Here is my thinking on this right now.  Only an intelligence can form a word, but when we find words too small for humans to write–it isn’t an intelligence forming the words?  And they aren’t just random, nonsense words.  They are words that make all living things–many parts of which are irreducibly complex.

If DNA is required in order to build an organism, but an organism’s existence is required in order for DNA to be ‘about’ something–which came first?  If building plans are required to build a skyscraper, but the skyscraper itself has to at least be a real idea in order for plans about it to be drawn up so that  the actual skyscraper can be constructed–which came first, the drawn up plans (DNA)…or the idea behind them?  DNA cannot be reverse-enginered plans an organism stores about itself after the fact, because the organism wouldn’t exist without DNA.  So it seems like all this information must have started out as an idea.  No matter how simple the organism.

Murray Eden (MIT mathematician) argued the emergence of life from non-life is statistically impossible.  20 amino acids and not enough time to assemble them by chance.

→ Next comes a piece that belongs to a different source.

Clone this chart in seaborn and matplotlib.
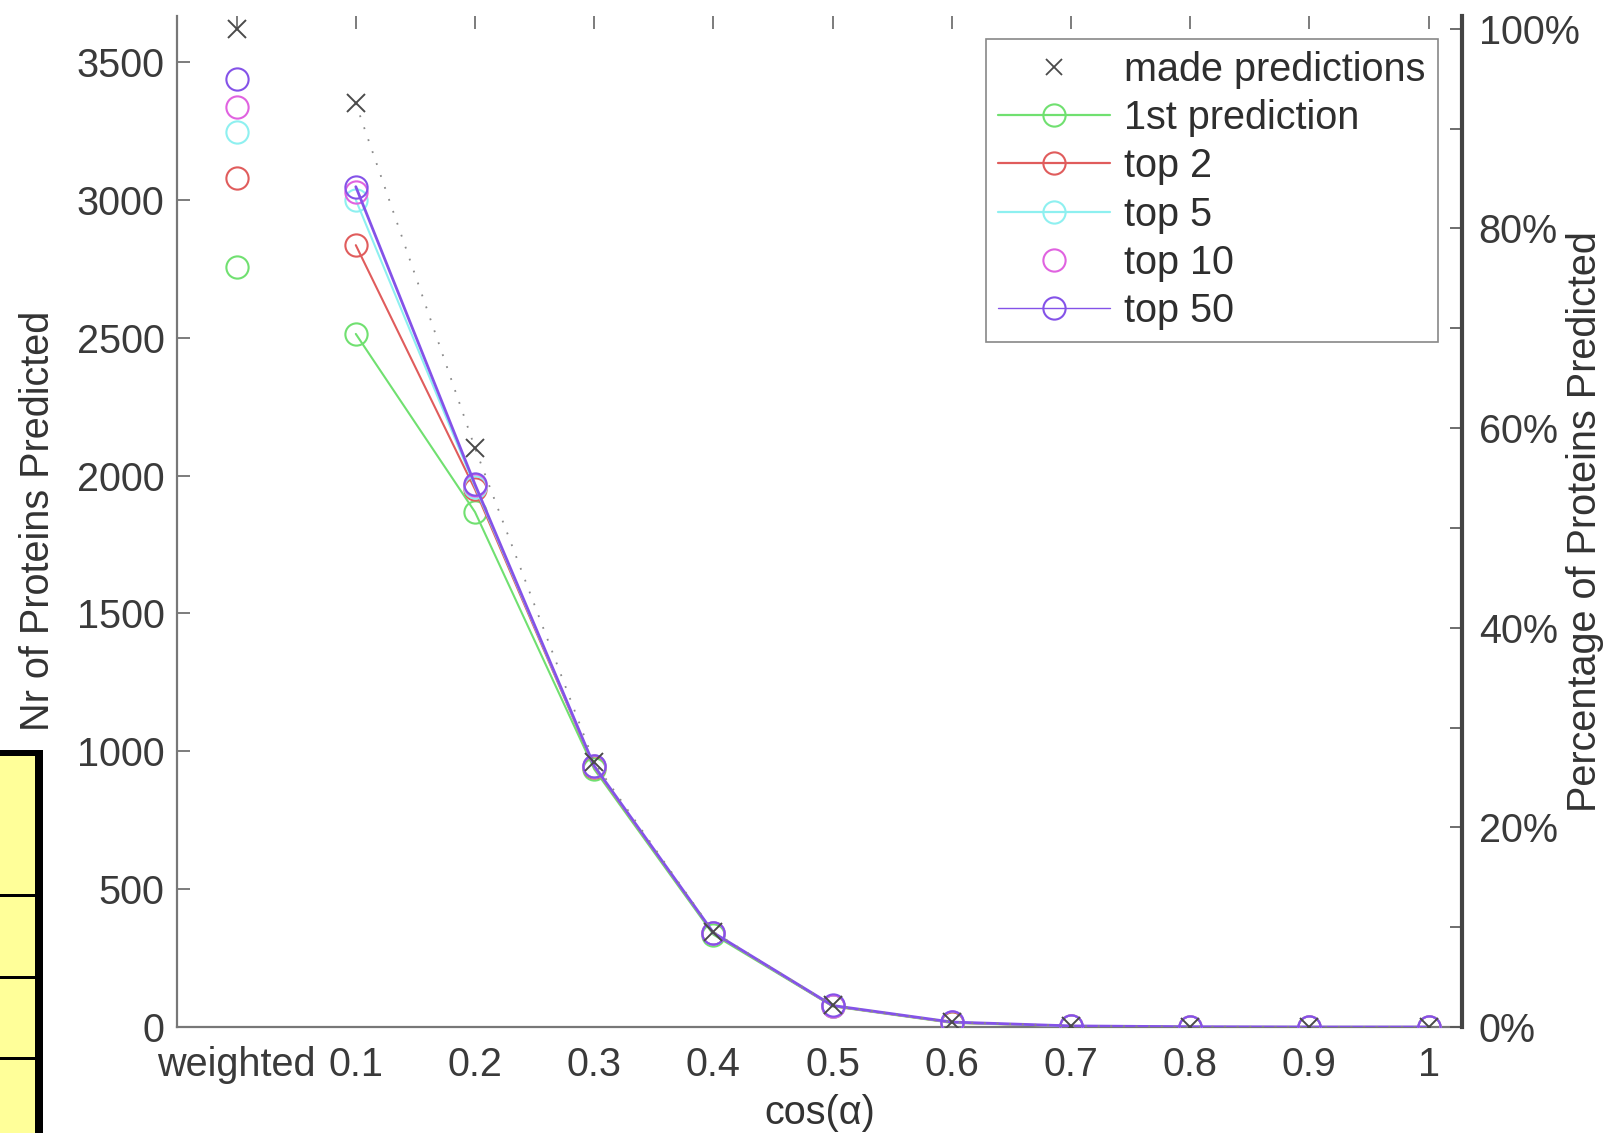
import numpy as np
import pandas as pd
import seaborn as sns
import matplotlib
matplotlib.use("Agg")
import matplotlib.pyplot as plt
from matplotlib.lines import Line2D
from matplotlib.patches import Rectangle
from matplotlib.ticker import FuncFormatter, MultipleLocator

# ---------------- data ----------------
x_labels = ["weighted", "0.1", "0.2", "0.3", "0.4", "0.5", "0.6", "0.7", "0.8", "0.9", "1"]
made_predictions = [3621, 3350, 2100, 960, 345, 78, 18, 4, 1, 0, 0]
first_prediction = [2758, 2514, 1868, 935, 335, 75, 15, 3, 0, 0, 0]
top_2 = [3078, 2836, 1950, 942, 340, 76, 16, 3, 0, 0, 0]
top_5 = [3247, 3000, 1960, 945, 341, 77, 17, 3, 0, 0, 0]
top_10 = [3336, 3030, 1965, 946, 341, 77, 17, 4, 0, 0, 0]
top_50 = [3438, 3048, 1968, 947, 342, 78, 18, 4, 1, 0, 0]
total_proteins = 3621
y_ticks = [0, 500, 1000, 1500, 2000, 2500, 3000, 3500]
y_top = 3669

series_names = ["made predictions", "1st prediction", "top 2", "top 5", "top 10", "top 50"]
series_values = [made_predictions, first_prediction, top_2, top_5, top_10, top_50]
colors = ["#4a4a4a", "#70e070", "#e05c5c", "#8ef0f0", "#e062e0", "#8452e8"]

FS = 28.5

# ---------------- style ----------------
sns.set_theme(style="white")
plt.rcParams["font.family"] = ["Liberation Sans", "DejaVu Sans"]
plt.rcParams["font.size"] = FS

fig = plt.figure(figsize=(16.13, 11.33), dpi=100)
ax = fig.add_axes([177 / 1613, 1 - 1027 / 1133, (1462 - 177) / 1613, (1027 - 15.5) / 1133])

xpos = list(range(len(x_labels)))
rows = []
for name, vals in zip(series_names, series_values):
    for i, v in enumerate(vals):
        rows.append({"series": name, "x": xpos[i], "value": v, "label": x_labels[i]})
df = pd.DataFrame(rows)

ms = 16
for name, col in zip(series_names, colors):
    sub = df[df["series"] == name]
    weighted = sub[sub["x"] == 0]
    rest = sub[sub["x"] > 0]
    if name == "made predictions":
        sns.lineplot(data=rest, x="x", y="value", ax=ax, color="#8a8a8a", linestyle=(0, (1, 6)),
                     linewidth=1.3, marker="x", markersize=13, markeredgecolor=col,
                     markeredgewidth=1.4, zorder=5)
        sns.lineplot(data=weighted, x="x", y="value", ax=ax, color=col, linestyle="",
                     marker="x", markersize=13, markeredgecolor=col, markeredgewidth=1.4,
                     zorder=5, clip_on=False)
    elif name == "top 10":
        sns.lineplot(data=sub, x="x", y="value", ax=ax, color=col, linestyle="",
                     marker="o", markersize=ms, markerfacecolor="none", markeredgecolor=col,
                     markeredgewidth=1.5, zorder=3)
    else:
        lw = 2.0 if name == "top 50" else 1.5
        sns.lineplot(data=rest, x="x", y="value", ax=ax, color=col, linewidth=lw,
                     marker="o", markersize=ms, markerfacecolor="none", markeredgecolor=col,
                     markeredgewidth=1.5, zorder=3)
        sns.lineplot(data=weighted, x="x", y="value", ax=ax, color=col, linestyle="",
                     marker="o", markersize=ms, markerfacecolor="none", markeredgecolor=col,
                     markeredgewidth=1.5, zorder=3)

ax.set_xlim(-0.5, 10.28)
ax.set_ylim(0, y_top)
ax.set_xticks(xpos)
ax.set_xticklabels(x_labels)
ax.set_yticks(y_ticks)
ax.tick_params(axis="both", direction="in", length=9, width=1.2, color="#666666",
               labelcolor="#3a3a3a", labelsize=FS, pad=9)
ax.tick_params(axis="x", top=True, pad=14)
ax.set_xlabel("cos(α)", color="#333333", fontsize=FS)
ax.set_ylabel("Nr of Proteins Predicted", color="#333333", fontsize=FS)
ax.xaxis.set_label_coords(0.5, -0.066)
ax.yaxis.set_label_coords(-0.093, 0.5)
for s in ["left", "bottom"]:
    ax.spines[s].set_color("#777777")
    ax.spines[s].set_linewidth(1.6)
ax.spines["top"].set_visible(False)
ax.spines["right"].set_visible(False)
ax.grid(False)

# right percentage axis
ax2 = ax.twinx()
ax2.set_ylim(0, y_top / total_proteins * 100)
ax2.yaxis.set_major_locator(MultipleLocator(20))
ax2.yaxis.set_minor_locator(MultipleLocator(10))
ax2.yaxis.set_major_formatter(FuncFormatter(lambda v, p: f"{v:.0f}%"))
ax2.tick_params(axis="y", which="both", direction="in", length=9, width=1.2, color="#555555",
                labelcolor="#3a3a3a", labelsize=FS, pad=12)
ax2.set_ylabel("Percentage of Proteins Predicted", color="#333333", fontsize=FS)
ax2.yaxis.set_label_coords(1.081, 0.5)
for s in ["left", "top", "bottom"]:
    ax2.spines[s].set_visible(False)
ax2.spines["right"].set_color("#444444")
ax2.spines["right"].set_linewidth(3)
ax2.grid(False)

# legend
handles = [
    Line2D([], [], linestyle="", marker="x", color=colors[0], markersize=11, markeredgewidth=1.3),
    Line2D([], [], color=colors[1], lw=1.6, marker="o", ms=ms, mfc="none", mec=colors[1], mew=1.5),
    Line2D([], [], color=colors[2], lw=1.6, marker="o", ms=ms, mfc="none", mec=colors[2], mew=1.5),
    Line2D([], [], color=colors[3], lw=1.6, marker="o", ms=ms, mfc="none", mec=colors[3], mew=1.5),
    Line2D([], [], linestyle="", marker="o", ms=ms, mfc="none", mec=colors[4], mew=1.5),
    Line2D([], [], color=colors[5], lw=1.0, marker="o", ms=ms, mfc="none", mec=colors[5], mew=1.5),
]
leg = ax2.legend(handles, series_names, loc="upper right", bbox_to_anchor=(0.981, 0.977),
                 borderaxespad=0, frameon=True, fancybox=False, fontsize=FS,
                 handlelength=2.85, handletextpad=0.35, labelspacing=0.26,
                 borderpad=0.3, edgecolor="#888888", framealpha=1)
leg.get_frame().set_linewidth(1.2)
for t in leg.get_texts():
    t.set_color("#2e2e2e")

# partial yellow table at the lower left edge
H = 1133.0
W = 1613.0
def fr(x0, y0, w, h, **kw):
    fig.add_artist(Rectangle((x0 / W, 1 - (y0 + h) / H), w / W, h / H,
                             transform=fig.transFigure, **kw))
fr(0, 752, 38, 381, facecolor="#ffff99", edgecolor="none")
fr(35, 750, 8, 383, facecolor="black", edgecolor="none")
fr(0, 750, 43, 6, facecolor="black", edgecolor="none")
for yy in [895, 977, 1058]:
    fr(0, yy - 1, 36, 2.5, facecolor="black", edgecolor="none")

fig.savefig("out.png", dpi=100)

The chance thesis has been abandoned.  Some speculate life originated by natural law(s), but a) no known law explains specified complexity, b) Polanyi showed DNA can only occur via “contingent conventions that specify meaning, not the simple repetitions wrought by laws” (320)  Languages and codes do not occur by chemical reactions, in other words–they require authors.

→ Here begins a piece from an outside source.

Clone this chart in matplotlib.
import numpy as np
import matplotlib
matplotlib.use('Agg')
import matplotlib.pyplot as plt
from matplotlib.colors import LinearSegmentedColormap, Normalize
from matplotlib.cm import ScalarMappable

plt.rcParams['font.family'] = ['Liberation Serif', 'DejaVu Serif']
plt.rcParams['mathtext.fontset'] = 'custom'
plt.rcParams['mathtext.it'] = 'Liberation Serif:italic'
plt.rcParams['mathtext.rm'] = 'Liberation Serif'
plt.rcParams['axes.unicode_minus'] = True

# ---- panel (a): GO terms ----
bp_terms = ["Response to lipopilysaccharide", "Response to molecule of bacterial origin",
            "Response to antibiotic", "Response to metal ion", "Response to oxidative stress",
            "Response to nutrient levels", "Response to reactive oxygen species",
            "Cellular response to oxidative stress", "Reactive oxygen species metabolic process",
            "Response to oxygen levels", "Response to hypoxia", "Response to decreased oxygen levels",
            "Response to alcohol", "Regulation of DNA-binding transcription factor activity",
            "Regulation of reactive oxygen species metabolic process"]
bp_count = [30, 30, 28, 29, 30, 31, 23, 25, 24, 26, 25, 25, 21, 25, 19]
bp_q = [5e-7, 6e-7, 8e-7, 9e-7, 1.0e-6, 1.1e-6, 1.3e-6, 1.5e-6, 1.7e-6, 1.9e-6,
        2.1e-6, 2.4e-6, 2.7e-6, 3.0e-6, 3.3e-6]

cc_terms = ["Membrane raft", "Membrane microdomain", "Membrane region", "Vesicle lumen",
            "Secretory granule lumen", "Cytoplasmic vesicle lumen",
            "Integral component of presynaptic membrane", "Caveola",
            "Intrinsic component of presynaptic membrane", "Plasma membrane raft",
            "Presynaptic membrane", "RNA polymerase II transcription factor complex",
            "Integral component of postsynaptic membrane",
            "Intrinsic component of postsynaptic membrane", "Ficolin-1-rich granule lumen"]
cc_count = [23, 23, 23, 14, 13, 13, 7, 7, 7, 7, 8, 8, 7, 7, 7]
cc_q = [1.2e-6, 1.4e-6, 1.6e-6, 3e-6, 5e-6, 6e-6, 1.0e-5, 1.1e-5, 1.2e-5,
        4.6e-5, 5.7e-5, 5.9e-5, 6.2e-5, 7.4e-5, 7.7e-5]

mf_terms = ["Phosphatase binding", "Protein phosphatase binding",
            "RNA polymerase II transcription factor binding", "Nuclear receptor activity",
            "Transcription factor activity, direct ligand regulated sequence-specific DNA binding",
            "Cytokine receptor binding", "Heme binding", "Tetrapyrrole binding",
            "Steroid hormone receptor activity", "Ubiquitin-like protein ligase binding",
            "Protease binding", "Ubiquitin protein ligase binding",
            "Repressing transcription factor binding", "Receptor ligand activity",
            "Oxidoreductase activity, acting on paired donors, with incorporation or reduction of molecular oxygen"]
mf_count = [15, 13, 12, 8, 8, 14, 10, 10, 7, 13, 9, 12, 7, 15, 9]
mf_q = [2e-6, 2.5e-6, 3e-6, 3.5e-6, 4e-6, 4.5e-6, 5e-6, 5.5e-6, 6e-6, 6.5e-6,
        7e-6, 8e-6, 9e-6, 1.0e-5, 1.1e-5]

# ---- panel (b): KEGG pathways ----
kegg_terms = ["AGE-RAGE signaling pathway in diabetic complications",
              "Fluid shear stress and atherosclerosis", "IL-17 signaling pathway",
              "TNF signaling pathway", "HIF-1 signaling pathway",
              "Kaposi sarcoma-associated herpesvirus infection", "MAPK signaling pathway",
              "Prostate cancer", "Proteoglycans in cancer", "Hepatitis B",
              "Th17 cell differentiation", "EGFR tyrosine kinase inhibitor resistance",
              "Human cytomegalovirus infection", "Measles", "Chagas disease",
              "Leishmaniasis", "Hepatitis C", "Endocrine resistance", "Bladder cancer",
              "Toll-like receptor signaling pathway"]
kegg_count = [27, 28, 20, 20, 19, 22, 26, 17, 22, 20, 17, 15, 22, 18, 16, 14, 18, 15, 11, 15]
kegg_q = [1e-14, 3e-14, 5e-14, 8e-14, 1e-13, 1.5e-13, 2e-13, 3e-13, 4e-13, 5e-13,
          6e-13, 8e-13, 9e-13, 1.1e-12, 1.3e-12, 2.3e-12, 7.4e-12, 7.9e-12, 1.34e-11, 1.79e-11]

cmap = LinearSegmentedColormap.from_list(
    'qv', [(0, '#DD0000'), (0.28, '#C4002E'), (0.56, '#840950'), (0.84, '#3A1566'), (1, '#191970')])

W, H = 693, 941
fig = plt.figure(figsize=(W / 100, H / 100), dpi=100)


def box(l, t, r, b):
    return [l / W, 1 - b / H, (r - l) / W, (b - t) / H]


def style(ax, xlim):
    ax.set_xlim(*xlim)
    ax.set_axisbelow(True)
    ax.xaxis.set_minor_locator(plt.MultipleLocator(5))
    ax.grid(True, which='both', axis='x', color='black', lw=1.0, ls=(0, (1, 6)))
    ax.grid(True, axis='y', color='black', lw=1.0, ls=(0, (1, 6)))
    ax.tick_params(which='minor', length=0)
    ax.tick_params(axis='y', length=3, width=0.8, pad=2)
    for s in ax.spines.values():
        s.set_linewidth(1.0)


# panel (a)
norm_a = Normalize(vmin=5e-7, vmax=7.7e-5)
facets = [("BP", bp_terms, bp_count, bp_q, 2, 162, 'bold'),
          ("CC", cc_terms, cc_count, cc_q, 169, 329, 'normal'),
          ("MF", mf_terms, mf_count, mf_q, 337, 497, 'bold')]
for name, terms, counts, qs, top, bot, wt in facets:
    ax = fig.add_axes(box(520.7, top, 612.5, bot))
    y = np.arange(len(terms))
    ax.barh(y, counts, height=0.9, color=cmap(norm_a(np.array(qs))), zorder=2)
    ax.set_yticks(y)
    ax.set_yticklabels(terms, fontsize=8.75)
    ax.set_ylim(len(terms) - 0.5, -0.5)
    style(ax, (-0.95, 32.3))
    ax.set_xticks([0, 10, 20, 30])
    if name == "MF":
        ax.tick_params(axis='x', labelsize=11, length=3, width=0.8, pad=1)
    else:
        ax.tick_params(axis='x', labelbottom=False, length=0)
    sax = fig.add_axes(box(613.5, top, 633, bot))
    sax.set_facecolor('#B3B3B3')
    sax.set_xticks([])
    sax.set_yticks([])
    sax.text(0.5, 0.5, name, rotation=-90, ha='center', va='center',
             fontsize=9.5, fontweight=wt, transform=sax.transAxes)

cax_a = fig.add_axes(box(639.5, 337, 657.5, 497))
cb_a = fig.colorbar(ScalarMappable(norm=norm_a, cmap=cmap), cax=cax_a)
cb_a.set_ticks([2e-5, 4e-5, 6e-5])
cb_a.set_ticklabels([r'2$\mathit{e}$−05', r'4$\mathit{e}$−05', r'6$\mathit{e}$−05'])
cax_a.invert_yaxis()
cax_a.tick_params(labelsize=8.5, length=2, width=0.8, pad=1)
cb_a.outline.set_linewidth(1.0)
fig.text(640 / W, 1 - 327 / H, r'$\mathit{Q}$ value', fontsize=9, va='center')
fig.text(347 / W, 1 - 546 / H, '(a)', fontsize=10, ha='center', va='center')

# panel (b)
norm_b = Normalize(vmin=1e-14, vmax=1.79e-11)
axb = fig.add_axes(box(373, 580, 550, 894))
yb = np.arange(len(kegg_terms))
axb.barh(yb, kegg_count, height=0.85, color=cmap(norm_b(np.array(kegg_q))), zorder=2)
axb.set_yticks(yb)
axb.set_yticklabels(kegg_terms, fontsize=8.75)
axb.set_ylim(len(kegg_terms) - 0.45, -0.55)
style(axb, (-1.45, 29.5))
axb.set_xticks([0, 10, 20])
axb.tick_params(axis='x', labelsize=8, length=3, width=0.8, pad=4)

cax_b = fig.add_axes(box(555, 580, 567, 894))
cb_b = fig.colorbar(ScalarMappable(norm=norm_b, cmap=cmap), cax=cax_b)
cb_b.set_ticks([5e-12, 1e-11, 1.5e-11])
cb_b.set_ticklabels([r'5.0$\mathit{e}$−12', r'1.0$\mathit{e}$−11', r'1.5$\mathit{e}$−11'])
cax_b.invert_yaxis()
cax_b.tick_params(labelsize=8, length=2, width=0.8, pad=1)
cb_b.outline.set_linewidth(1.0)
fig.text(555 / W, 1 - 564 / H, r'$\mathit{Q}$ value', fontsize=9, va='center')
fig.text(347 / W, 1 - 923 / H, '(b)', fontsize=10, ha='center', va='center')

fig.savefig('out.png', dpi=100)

Rather than affirming ID, Yockey thinks of life as an axiom–but ancient earth was prebiotic.

Life from Space

Rather than affirming a supernatural creator, Crick believed in directed panspermia–that life was seeded on earth by aliens.  But a) aliens don’t have time to become advanced and travel here from as far away as they are, if they exist, b) are not aliens “alive” — all living matter requires explanation.

In undirected panspermia, a guiding intelligence is lacking and the odds are even less in life’s favor.

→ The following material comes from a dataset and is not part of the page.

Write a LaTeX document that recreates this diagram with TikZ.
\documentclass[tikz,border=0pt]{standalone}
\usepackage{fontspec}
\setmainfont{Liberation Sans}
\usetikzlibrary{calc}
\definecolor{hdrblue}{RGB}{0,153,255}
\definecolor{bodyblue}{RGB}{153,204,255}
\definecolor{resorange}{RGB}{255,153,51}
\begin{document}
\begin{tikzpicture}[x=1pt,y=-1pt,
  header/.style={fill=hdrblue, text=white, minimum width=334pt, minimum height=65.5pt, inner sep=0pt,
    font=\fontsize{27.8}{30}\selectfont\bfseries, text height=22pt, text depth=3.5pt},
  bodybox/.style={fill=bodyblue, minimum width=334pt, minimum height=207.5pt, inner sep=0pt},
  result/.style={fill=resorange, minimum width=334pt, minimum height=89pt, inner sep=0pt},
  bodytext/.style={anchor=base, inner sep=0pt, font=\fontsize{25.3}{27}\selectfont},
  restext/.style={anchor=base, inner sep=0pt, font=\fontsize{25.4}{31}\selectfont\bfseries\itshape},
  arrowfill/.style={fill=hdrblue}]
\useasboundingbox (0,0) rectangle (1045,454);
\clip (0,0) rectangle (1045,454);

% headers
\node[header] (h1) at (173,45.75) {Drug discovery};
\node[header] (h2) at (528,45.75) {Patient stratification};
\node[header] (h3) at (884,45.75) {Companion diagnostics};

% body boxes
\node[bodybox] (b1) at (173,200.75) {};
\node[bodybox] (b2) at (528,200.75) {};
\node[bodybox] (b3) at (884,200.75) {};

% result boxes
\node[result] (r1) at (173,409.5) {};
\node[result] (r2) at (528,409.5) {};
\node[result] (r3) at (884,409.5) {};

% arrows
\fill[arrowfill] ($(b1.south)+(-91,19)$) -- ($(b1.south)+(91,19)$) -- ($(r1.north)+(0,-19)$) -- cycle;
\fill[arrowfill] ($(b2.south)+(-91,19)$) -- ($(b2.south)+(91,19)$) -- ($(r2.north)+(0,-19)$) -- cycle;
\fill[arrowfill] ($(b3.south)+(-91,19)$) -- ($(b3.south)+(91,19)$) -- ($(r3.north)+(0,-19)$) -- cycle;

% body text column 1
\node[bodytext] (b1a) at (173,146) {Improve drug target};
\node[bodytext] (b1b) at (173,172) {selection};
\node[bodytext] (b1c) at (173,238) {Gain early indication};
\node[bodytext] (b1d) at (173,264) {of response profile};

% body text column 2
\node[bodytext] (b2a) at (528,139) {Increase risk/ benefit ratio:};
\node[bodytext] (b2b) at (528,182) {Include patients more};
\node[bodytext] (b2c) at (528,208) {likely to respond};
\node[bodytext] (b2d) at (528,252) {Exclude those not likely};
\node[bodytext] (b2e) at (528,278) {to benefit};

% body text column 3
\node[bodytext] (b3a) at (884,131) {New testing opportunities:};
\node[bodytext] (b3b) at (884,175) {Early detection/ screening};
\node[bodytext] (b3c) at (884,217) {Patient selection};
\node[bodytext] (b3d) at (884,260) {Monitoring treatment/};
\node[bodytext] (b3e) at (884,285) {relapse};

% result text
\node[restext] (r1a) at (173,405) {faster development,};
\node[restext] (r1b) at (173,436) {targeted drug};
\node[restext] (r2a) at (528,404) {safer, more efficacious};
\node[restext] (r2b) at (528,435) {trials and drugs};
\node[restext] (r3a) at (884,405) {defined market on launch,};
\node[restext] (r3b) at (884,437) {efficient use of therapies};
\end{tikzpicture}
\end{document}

Biomimicry:  Nature as Model for Technology

Check out all the great photos you will find when you click on the word “Biomimicry” directly above.  

1.  Scientists are mimicking natural mechanisms to improve human design plans.
2.  Mechanisms superior to human design plans must be plans that are superior in design.
3.  Such mechanisms are designed or they would not be candidates for imitation by technologies.

Seems like 2 and 3 are identical.

An Old Objection:  Design Flaws

The argument is that if we can improve on nature, it is not optimal, and is not designed, but evolved.
a) Gould’s orchid has a retooled mechanism for getting pollen from insects.  Why shouldn’t God work in patters?  Gould’s objection is merely aesthetic.
b) Gould’s panda’s thumb is not fully opposable.  He uses this as scientific evidence against what he perceives as non-science, despite crafting the NOMA, thereby granting ID legitimacy.  He presumes to know what is the best design/function.  Many apparently suboptimal systems are actually optimal, and Dr. Groothuis chalks up the rest as resulting from the Fall–I prefer to stick with his other answers.

ID and the Nature of the Designer

Aliens are ruled out because life can’t develop and travel that far, that fast, new species cannot emerge from one species, and aliens themselves need explanation (if they exist).

Pantheism is ruled out because its God is impersonal (not a person?  not a designer) and monistic (no creator-created duality).  From ch.12:  Pantheism fails to explain design, because 1) the knower is not the known, 2) the universe is not a necessary being, 3) designing is done by a person, and 4) no rational argument can explain the presumably ineffable.

Polytheism is ruled out by the Razor.

Panentheism (God/universe are co-eternal and the universe is part of God) is ruled out by ex nihilo arguments.

Deism is ruled out by the arguments for Christian Theism.

The nature of the Designer is personal, creative, and distinct from what is designed.